Palmarès : champion d'Angleterre (2010, 2015, 2017) avec Chelsea, champion du Portugal (2014) avec Benfica.
« Nemanja n'est pas seulement le président du club, mais aussi un ami des joueurs et employés, raconte Dejan Milicevic, milieu de cette équipe. Il est toujours ouvert à la discussion. C'est une personne très noble, avec un grand coeur, un esprit joyeux et prêt à plaisanter. Nemanja essaie de présenter le club sous son meilleur jour, alors il y a eu ce cliché avec Dybala, qui a suscité la sympathie en Serbie et au-delà. »
Dès qu'il en a l'occasion, Matic rattrape ses racines, avec l'aura d'un bienfaiteur discret. En plus de sa contribution au club local, il a notamment participé à la rénovation de son stade, en 2017, renommé Dragan Dzajic, légende yougoslave qui a notamment brillé à Bastia et née à Ub. En 2018, la BBC rapportait qu'il avait aussi soutenu la restauration de l'église de Vrelo et la modernisation de l'école.
« C'est quelqu'un de très apprécié en Serbie pour ses qualités humaines, observe l'ex-coach de l'Étoile Rouge de Belgrade, entre autres, Slavo Muslin, aujourd'hui conseiller de Gyor (D2 hongroise). Il est comme ça, il aide les gens et il est très famille. » Comme s'il s'était donné le devoir d'améliorer ou d'embellir le quotidien des gens de son coin à lui, par rapport à ce qu'il a connu plus petit, et de soutenir des piliers comme le sport.

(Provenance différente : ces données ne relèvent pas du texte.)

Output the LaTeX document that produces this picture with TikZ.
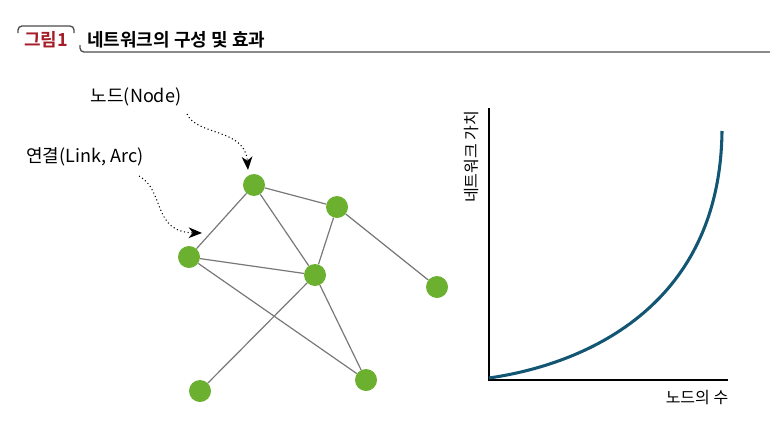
\documentclass[tikz,border=0pt]{standalone}
\usepackage{fontspec}
\setmainfont{Noto Sans CJK KR}[BoldFont={* Bold}]
\usepackage{tikz}
\usetikzlibrary{arrows.meta}
\definecolor{netgreen}{RGB}{107,177,47}
\definecolor{edgegray}{RGB}{120,120,120}
\definecolor{curveteal}{RGB}{18,86,116}
\definecolor{figred}{RGB}{165,28,40}
\tikzset{
  netnode/.style={circle,fill=netgreen,draw=none,minimum size=16.5pt,inner sep=0pt},
  netedge/.style={draw=edgegray,line width=0.9pt},
  pointer/.style={dotted,line width=0.8pt,-{Stealth[length=10pt,width=8pt,inset=3pt]}},
  lbl/.style={inner sep=0.75pt,font=\fontsize{12}{14}\selectfont},
  biglbl/.style={inner sep=0.75pt,font=\fontsize{13.5}{16}\selectfont}
}
\begin{document}
\begin{tikzpicture}[x=0.75pt,y=0.75pt,yscale=-1,xscale=1]
\useasboundingbox (0,0) rectangle (770,439);

% title
\draw [draw=black!70,line width=1pt] (18,33) -- (18,30) arc[start angle=180,end angle=270,radius=4] -- (70,26) arc[start angle=270,end angle=360,radius=4] -- (74,33);
\draw [draw=black!70,line width=1pt] (80,45) -- (80,48) arc[start angle=180,end angle=90,radius=4] -- (770,52);
\node (fig) [inner sep=0pt,font=\fontsize{13.5}{16}\selectfont\bfseries,text=figred] at (46,40) {그림1};
\node (title) [anchor=west,inner sep=0pt,font=\fontsize{13.5}{16}\selectfont\bfseries] at (87,40) {네트워크의 구성 및 효과};

% network
\node (n1) [netnode] at (254,185) {};
\node (n2) [netnode] at (337,207) {};
\node (n3) [netnode] at (189,257) {};
\node (n4) [netnode] at (315,275) {};
\node (n5) [netnode] at (437,287) {};
\node (n6) [netnode] at (200,391) {};
\node (n7) [netnode] at (366,380) {};
\draw [netedge] (n1) -- (n2);
\draw [netedge] (n1) -- (n3);
\draw [netedge] (n1) -- (n4);
\draw [netedge] (n2) -- (n4);
\draw [netedge] (n2) -- (n5);
\draw [netedge] (n3) -- (n4);
\draw [netedge] (n3) -- (n7);
\draw [netedge] (n4) -- (n6);
\draw [netedge] (n4) -- (n7);

% labels and pointers
\node (nodelbl) [biglbl] at (136,97) {노드(Node)};
\node (linklbl) [biglbl] at (85,157) {연결(Link, Arc)};
\coordinate (nodetip) at (248,170);
\coordinate (linktip) at (202,233);
\draw [pointer] (187,114) .. controls (197,136) and (245,128) .. (nodetip);
\draw [pointer] (139,176) .. controls (165,190) and (152,232) .. (linktip);

% chart
\coordinate (origin) at (489,380);
\draw [line width=1.1pt] (489,108) -- (origin) -- (728,380);
\draw [curveteal,line width=2.3pt] (489,378) .. controls (580,365) and (720,310) .. (722,131);
\node (ylbl) [lbl,rotate=90] at (472,157) {네트워크 가치};
\node (xlbl) [lbl] at (697,398) {노드의 수};
\end{tikzpicture}
\end{document}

Son attachement au pays se mesure aussi à son empreinte en sélection, lui qui a pris sa retraite internationale en 2019 (48 sélections, 2 buts). « Il fait partie des grands joueurs serbes, poursuit Muslin, qui a été sélectionneur de mai 2016 à octobre 2017. Et quand il était suspendu, comme à l'automne 2016, il demandait toujours à son club de le libérer. Même sans jouer, il voulait être solidaire. Comme homme, il est exceptionnel. Mais il a aussi beaucoup cravaché pour y arriver. »
Adolescent, Matic n'a pas été retenu par les deux clubs phares de Belgrade, le Partizan et l'Étoile Rouge. Ça ne l'a pas découragé, au contraire. Il a bifurqué par la D3 serbe (Kolubara), puis la Slovaquie et Kosice, à 19 ans, pour que le grand monde s'ouvre à lui, forçant la réussite.

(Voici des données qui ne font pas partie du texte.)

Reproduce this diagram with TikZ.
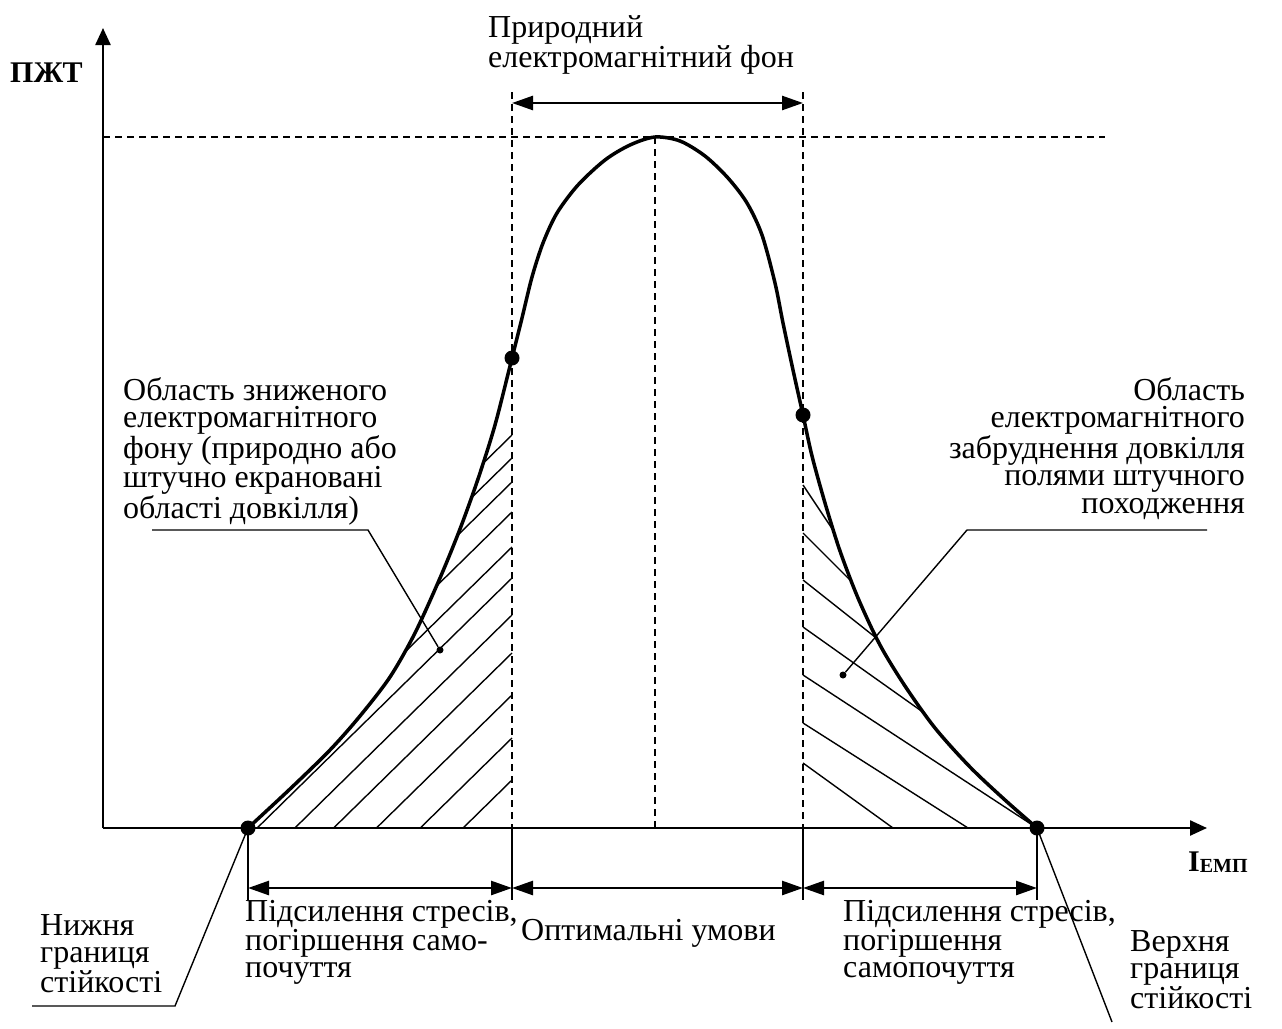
\documentclass[tikz,border=0pt]{standalone}
\usepackage{fontspec}
\setmainfont{Liberation Serif}
\usetikzlibrary{arrows.meta, calc}

\tikzset{
 axis/.style={line width=2.4pt, -{Triangle[length=17pt,width=15pt]}},
 span/.style={line width=2.6pt, {Triangle[length=21pt,width=14pt]}-{Triangle[length=21pt,width=14pt]}},
 guide/.style={line width=1.4pt, dash pattern=on 7pt off 5pt},
 tick/.style={line width=1.6pt},
 hatch/.style={line width=1.4pt},
 leader/.style={line width=1.4pt},
 bigdot/.style={circle, fill, inner sep=0pt, minimum size=15pt},
 smalldot/.style={circle, fill, inner sep=0pt, minimum size=7pt},
 lbl/.style={inner sep=0pt, font=\fontsize{32}{27.5}\selectfont},
}

\begin{document}
\begin{tikzpicture}[x=1pt, y=-1pt]
\useasboundingbox (0,0) rectangle (1282,1028);

% axes
\coordinate (O) at (103,828);
\coordinate (ytip) at (103,28);
\coordinate (xtip) at (1207,828);
\draw[axis] (O) -- (ytip);
\draw[axis] (O) -- (xtip);

% guide lines
\draw[guide] (103,137) -- (1105,137);
\draw[guide] (512,92) -- (512,828);
\draw[guide] (803,92) -- (803,828);
\draw[guide] (655,137) -- (655,828);

% hatching under the curve
\begin{scope}
\clip plot[smooth, tension=0.5] coordinates {(248,828) (290,789) (330,750) (360,716) (390,677) (415,633) (440,578) (460,529) (478,479) (495,425) (512,358) (522,318) (532,277) (543,243) (557,213) (578,185) (605,160) (630,145) (655,137) (680,141) (705,156) (728,178) (747,203) (762,235) (775,283) (783,323) (793,370) (803,415) (812,456) (825,503) (840,551) (858,598) (880,645) (905,686) (935,728) (970,767) (1005,800) (1037,828)} -- cycle;
\foreach \y in {435,458,482,512,547,578,615,653,695,738,780}
  \draw[hatch] (512,\y) -- ++(-420,412);
\foreach \ys/\xe/\ye in {485/833/530, 533/848/578, 580/875/637, 627/920/710, 675/1037/828, 723/968/828, 763/893/828}
  \draw[hatch] (803,\ys) -- ($(803,\ys)!1.5!(\xe,\ye)$);
\end{scope}

% curve
\draw[line width=3.5pt, line join=round] plot[smooth, tension=0.5] coordinates {(248,828) (290,789) (330,750) (360,716) (390,677) (415,633) (440,578) (460,529) (478,479) (495,425) (512,358) (522,318) (532,277) (543,243) (557,213) (578,185) (605,160) (630,145) (655,137) (680,141) (705,156) (728,178) (747,203) (762,235) (775,283) (783,323) (793,370) (803,415) (812,456) (825,503) (840,551) (858,598) (880,645) (905,686) (935,728) (970,767) (1005,800) (1037,828)};

\node[bigdot] (lower) at (248,828) {};
\node[bigdot] (upper) at (1037,828) {};
\node[bigdot] (bgl) at (512,358) {};
\node[bigdot] (bgr) at (803,415) {};

% ticks and spans
\foreach \x in {248,512,803,1037}
  \draw[tick] (\x,828) -- (\x,900);
\coordinate (a1) at (248,888);
\coordinate (a2) at (512,888);
\coordinate (a3) at (803,888);
\coordinate (a4) at (1037,888);
\coordinate (b1) at (512,103);
\coordinate (b2) at (803,103);
\draw[span] (a1) -- (a2);
\draw[span] (a2) -- (a3);
\draw[span] (a3) -- (a4);
\draw[span] (b1) -- (b2);

% leaders
\node[smalldot] (lowzone) at (440,650) {};
\node[smalldot] (highzone) at (843,675) {};
\coordinate (lk) at (368,530);
\coordinate (le) at (152,530);
\coordinate (rk) at (967,530);
\coordinate (re) at (1207,530);
\coordinate (lowk) at (175,1006);
\coordinate (lowe) at (32,1006);
\coordinate (upe) at (1112,1022);
\draw[leader] (lowzone) -- (lk) -- (le);
\draw[leader] (highzone) -- (rk) -- (re);
\draw[leader] (lower.center) -- (lowk) -- (lowe);
\draw[leader] (upper.center) -- (upe);

% labels
\node[lbl, anchor=north west, font=\fontsize{30}{30}\selectfont\bfseries] (ylab) at (10,63) {ПЖТ};
\node[lbl, anchor=north west, font=\bfseries] (xlab) at (1188,852)
  {\fontsize{30}{30}\selectfont I\raisebox{-1pt}{\fontsize{20}{20}\selectfont ЕМП}};
\node[lbl, anchor=north west, align=left] (bgtext) at (488,15) {Природний\\електромагнітний фон};
\node[lbl, anchor=north west, align=left] (lowtext) at (123,377)
  {Область зниженого\\електромагнітного\\фону (природно або\\штучно екрановані\\області довкілля)};
\node[lbl, anchor=north east, align=right] (hightext) at (1245,377)
  {Область\\електромагнітного\\забруднення довкілля\\полями штучного\\походження};
\node[lbl, anchor=north west, align=left] (stressl) at (245,900) {Підсилення стресів,\\погіршення само-\\почуття};
\node[lbl, anchor=north west] (optimum) at (521,919) {Оптимальні умови};
\node[lbl, anchor=north west, align=left] (stressr) at (843,900) {Підсилення стресів,\\погіршення\\самопочуття};
\node[lbl, anchor=north west, align=left] (lowlim) at (40,914) {Нижня\\границя\\стійкості};
\node[lbl, anchor=north west, align=left] (uplim) at (1130,930) {Верхня\\границя\\стійкості};
\end{tikzpicture}
\end{document}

Recruté par Chelsea à 21 ans, il s'est aguerri à Benfica avant de revenir à Londres
« Dans mon village, nous étions pauvres mais j'étais heureux, raconta-t-il en 2020 dans une manifestation organisée par l'association « Football beyond borders », qui oeuvre en Angleterre en faveur d'enfants déscolarisés. Suivez vos rêves, n'abandonnez jamais. J'ai eu beaucoup de doutes dans ma carrière, et certains ne croyaient pas en moi. Je savais que je n'étais assez bon, et qu'un jour je leur prouverais le contraire. »
Recruté par Chelsea à 21 ans, il s'est endurci en prêt au Vitesse Arnhem (Pays-Bas). Puis il a fait partie d'un échange avec David Luiz entre Benfica et Chelsea à l'hiver 2011. Lisbonne fut aussi un basculement.
« Quand il est arrivé chez nous, il jouait milieu offensif, se souvient Jorge Jesus, l'ex-coach emblématique du club portugais. Il avait le niveau technique et le sens de la passe mais il n'était pas assez rapide sur les premiers appuis, à mes yeux, pour évoluer si haut. Alors je lui ai proposé de reculer devant la défense, et il s'est vite adapté, au point de devenir un des meilleurs milieux défensifs d'Europe, ce qu'il est toujours selon moi. C'est le premier joueur que j'ai réclamé à Fenerbahçe (en juillet 2022), mais ça n'avait pas été possible. »
Brillant avec Benfica, Matic avait poussé Chelsea à le recruter une seconde fois, et il aura évolué à haute altitude avec les Blues et Manchester United huit saisons durant, en Premier League, sous les ordres de José Mourinho, Guus Hiddink, Antonio Conte ou encore Ole Gunnar Solskjaer. Sans laisser personne indifférent.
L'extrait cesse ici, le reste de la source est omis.